The motion of the provincial fiscal of Camarines Sur asking for the dismissal of the case at bar was premised on two grounds, firstly, that there was no sufficient evidence to establish the criminal responsibility imputed upon the accused, and, secondly, that the facts stated in the complaint come under the classification of privileged communication. The trial court, acting favorably upon it, found that the alleged libelous matter consisted mainly in the essential averments in the motion filed by Atty. Flores seeking the annulment of the proceedings had in Civil Case No. 74 above referred to, and that said attorney Flores had the right to allege them for the protection of the rights of his client Salvador Arcilla, his co-accused herein, even if the language used is strong and very critical of the actuations of both the complainant and the justice of the peace.
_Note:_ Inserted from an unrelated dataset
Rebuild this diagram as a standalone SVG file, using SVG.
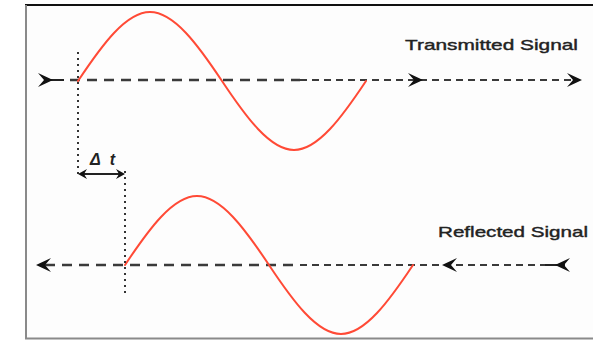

It is, therefore, our opinion that the lower court committed no error in dismissing appellant’s complaint, and in consonance with the rulings laid down by us in the cases quoted herein above regarding the right of complainants in criminal cases, we find no ground for sustaining the appeal now under consideration, for, at any rate, Art. 33 of the new Civil Code allows the complainant to institute a separate and independent civil action, if any, for the alleged libelous motion filed by appellees in Civil Case No. 74 of the justice of the peace court of Bula, Camarines Sur.

WHEREFORE, finding no error in the order appealed from, the same is hereby affirmed, without costs.

Paras, C.J., Bengzon, Padilla, Montemayor, Reyes, Bautista Angelo, Labrador, Concepcion, Reyes, J.B.L., and Felix, JJ., concur.